Cinders and Sapphires
By Leila Rasheed
Published: January 22, 2013
Lady Ada Averley's life changes when she returns to England after living abroad in India. Her father, Lord Westlake, left India under a cloud of scandal and he is about to marry for the second time. Lady Ada has ambitions to attend Oxford, a dream that she shares with Ravi, the handsome young Indian man she meets aboard ship. She knows however that this is a dream unlikely to come true just like her secret romance with Ravi. Her new stepfamily also has its secrets and so do the servants at Somerton.
Cinders and Sapphires capitalizes on the Downton Abbey craze but unlike other similar books, it tackles some serious issues along side the "scandal". Racism, Imperialism, women's rights, homosexuality, and social class are just a few of the themes that are explored. While these are serious topics, the book also manages to hold onto a lighter tone so it is never preachy or overbearing.
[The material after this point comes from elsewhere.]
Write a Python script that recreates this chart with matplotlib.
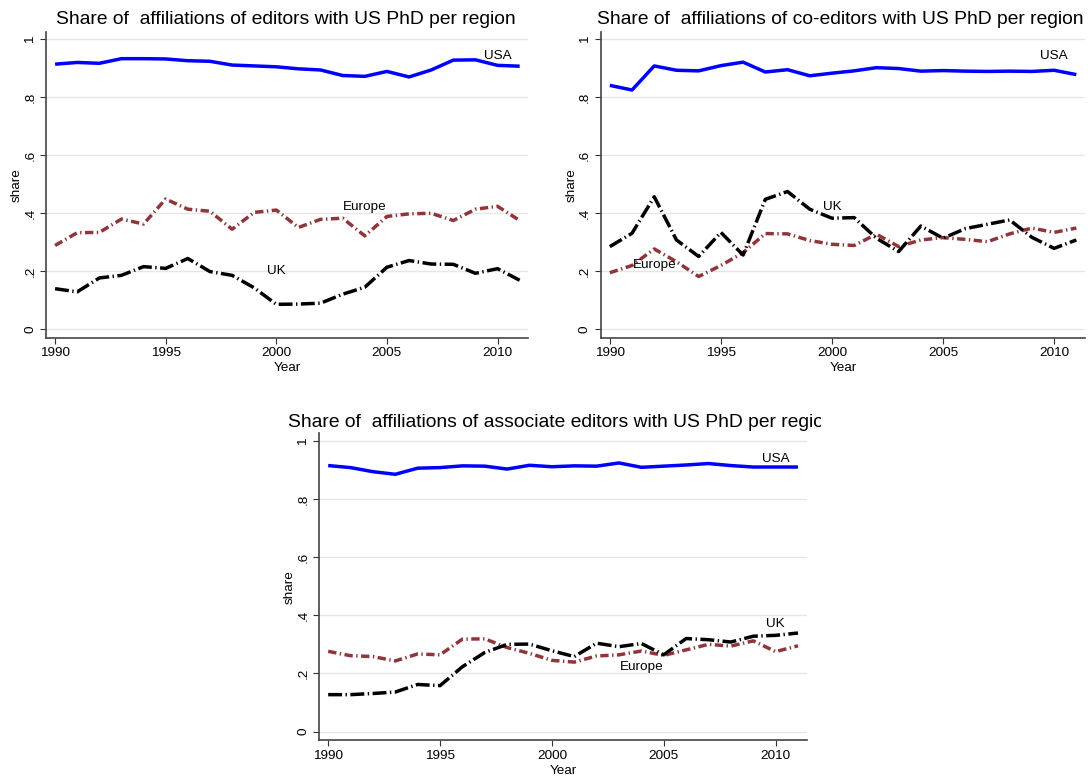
import numpy as np
import matplotlib
matplotlib.use('Agg')
import matplotlib.pyplot as plt
from matplotlib.transforms import Bbox

plt.rcParams['font.family'] = ['Liberation Sans', 'DejaVu Sans']

years = list(range(1990, 2012))

# editors
ed_usa = [0.914, 0.920, 0.917, 0.933, 0.933, 0.932, 0.926, 0.924, 0.911, 0.908, 0.905,
          0.898, 0.894, 0.875, 0.872, 0.889, 0.870, 0.894, 0.928, 0.929, 0.910, 0.907]
ed_eur = [0.289, 0.333, 0.334, 0.380, 0.363, 0.449, 0.414, 0.407, 0.345, 0.403, 0.411,
          0.351, 0.379, 0.383, 0.322, 0.389, 0.398, 0.400, 0.375, 0.414, 0.424, 0.375]
ed_uk = [0.140, 0.129, 0.177, 0.186, 0.216, 0.210, 0.244, 0.199, 0.186, 0.143, 0.086,
         0.087, 0.090, 0.121, 0.145, 0.214, 0.237, 0.225, 0.224, 0.193, 0.209, 0.169]

# co-editors
co_usa = [0.841, 0.825, 0.908, 0.893, 0.891, 0.909, 0.921, 0.887, 0.895, 0.874, 0.883,
          0.891, 0.902, 0.899, 0.890, 0.892, 0.890, 0.889, 0.890, 0.889, 0.893, 0.878]
co_eur = [0.195, 0.220, 0.277, 0.233, 0.182, 0.220, 0.264, 0.330, 0.329, 0.306, 0.293,
          0.289, 0.328, 0.285, 0.308, 0.316, 0.310, 0.302, 0.329, 0.349, 0.334, 0.349]
co_uk = [0.285, 0.331, 0.457, 0.308, 0.251, 0.334, 0.256, 0.448, 0.475, 0.414, 0.383,
         0.385, 0.314, 0.268, 0.356, 0.314, 0.347, 0.362, 0.377, 0.317, 0.279, 0.308]

# associate editors
as_usa = [0.915, 0.908, 0.894, 0.885, 0.906, 0.908, 0.914, 0.913, 0.903, 0.916, 0.911,
          0.914, 0.913, 0.924, 0.909, 0.913, 0.917, 0.922, 0.915, 0.910, 0.910, 0.910]
as_eur = [0.276, 0.261, 0.258, 0.243, 0.267, 0.264, 0.318, 0.319, 0.289, 0.269, 0.245,
          0.239, 0.260, 0.264, 0.277, 0.262, 0.281, 0.300, 0.294, 0.312, 0.275, 0.295]
as_uk = [0.127, 0.127, 0.131, 0.136, 0.162, 0.158, 0.223, 0.272, 0.300, 0.301, 0.278,
         0.258, 0.304, 0.292, 0.303, 0.264, 0.320, 0.316, 0.308, 0.328, 0.331, 0.339]

titles = ["Share of  affiliations of editors with US PhD per region",
          "Share of  affiliations of co-editors with US PhD per region",
          "Share of  affiliations of associate editors with US PhD per region"]

# label positions (x, y) for USA, Europe, UK
labels = [
    {'USA': (2010, 0.943), 'Europe': (2004, 0.421), 'UK': (2000, 0.201)},
    {'USA': (2010, 0.943), 'Europe': (1992, 0.220), 'UK': (2000, 0.421)},
    {'USA': (2010, 0.939), 'Europe': (2004, 0.221), 'UK': (2010, 0.371)},
]

W, H = 1091, 776
fig = plt.figure(figsize=(W / 100, H / 100), dpi=100)

# pixel boxes: left, right, top, bottom ; title x, baseline y ; clip right
boxes = [(46, 528.3, 31.7, 337.7, 56, 24, 545),
         (600.7, 1085, 31.7, 337.7, 597, 24, 1091),
         (319, 806.7, 433.3, 740, 288, 427, 821)]
series = [(ed_usa, ed_eur, ed_uk), (co_usa, co_eur, co_uk), (as_usa, as_eur, as_uk)]

fs = 9.7
for i, (l, r, t, b, tx, ty, clipr) in enumerate(boxes):
    ax = fig.add_axes([l / W, 1 - b / H, (r - l) / W, (b - t) / H])
    usa, eur, uk = series[i]
    ax.plot(years, usa, color='#0000ff', lw=2.5, solid_capstyle='butt')
    ax.plot(years, eur, color='#903539', lw=2.5, linestyle=(0, (2.4, 1.0, 0.4, 1.0)))
    ax.plot(years, uk, color='black', lw=2.5, linestyle=(0, (4.0, 1.0, 0.4, 1.0)))
    for name, (x, y) in labels[i].items():
        ax.text(x, y, name, ha='center', va='center', fontsize=fs)
    ax.set_xlim(1989.59, 2011.39)
    ax.set_ylim(-0.029, 1.026)
    ax.set_xticks([1990, 1995, 2000, 2005, 2010])
    ax.set_yticks([0, 0.2, 0.4, 0.6, 0.8, 1.0])
    ax.set_yticklabels(['0', '.2', '.4', '.6', '.8', '1'], rotation=90, va='center')
    ax.tick_params(labelsize=fs, length=4, width=0.8, color='#333333', pad=3)
    ax.grid(axis='y', color='#e6e6e6', lw=1)
    ax.set_axisbelow(True)
    for s in ['top', 'right']:
        ax.spines[s].set_visible(False)
    for s in ['left', 'bottom']:
        ax.spines[s].set_color('#444444')
        ax.spines[s].set_linewidth(1.2)
    ax.set_xlabel('Year', fontsize=fs, labelpad=2)
    ax.set_ylabel('share', fontsize=fs, labelpad=1)
    tt = fig.text(tx / W, 1 - ty / H, titles[i], fontsize=13.9, ha='left', va='baseline')
    tt.set_clip_on(True)
    tt.set_clip_box(Bbox.from_extents(0, 0, clipr, H))

fig.savefig('out.png', dpi=100)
The main characters are Lady Ada and her maid Rose though we also get to read from the perspective of the valet Oliver and Lady Ada's new stepbrother Sebastian. There are many other side characters, perhaps too many. It might have worked better to save some of the story lines for the next book such as Sebastian's troubles. I think it would have allowed us to get to know the characters better without so many different stories to juggle.
Something that I really appreciated was the inclusion of an Indian as a main character. While we don't really get to read from Ravi's perspective (hopefully that will happen in the sequel) it was good to see an Indian character and to hear his thoughts on the politics of the day and how his perspective differed from Ada who thought she knew the real India. It would have been nice if this was covered in more detail but this type of book usually just touches the surface of historical topics, focusing on the scandals and romance instead.
The romance between Ada and Ravi didn't completely work for me. She fell in love with him pretty much instantly when she met him on the ship. Of course part of the appeal was that he was going to Oxford and she had dreams to go there too. He also didn't talk to her in the same way that young men of her acquaintance normally did. I just wish that the relationship was given more time to develop at a natural pace. I still liked both characters and look forward to seeing what the future holds for them as the series progresses.
Overall even with the flaws, I found this novel entertaining and even learned a little from reading it. It is somewhat similar to the Luxe series though it lacks the emotional pull. I think Cinders and Sapphires would appeal to readers who prefer their historical fiction on the lighter side and to those who just can't get enough of Downton Abbey.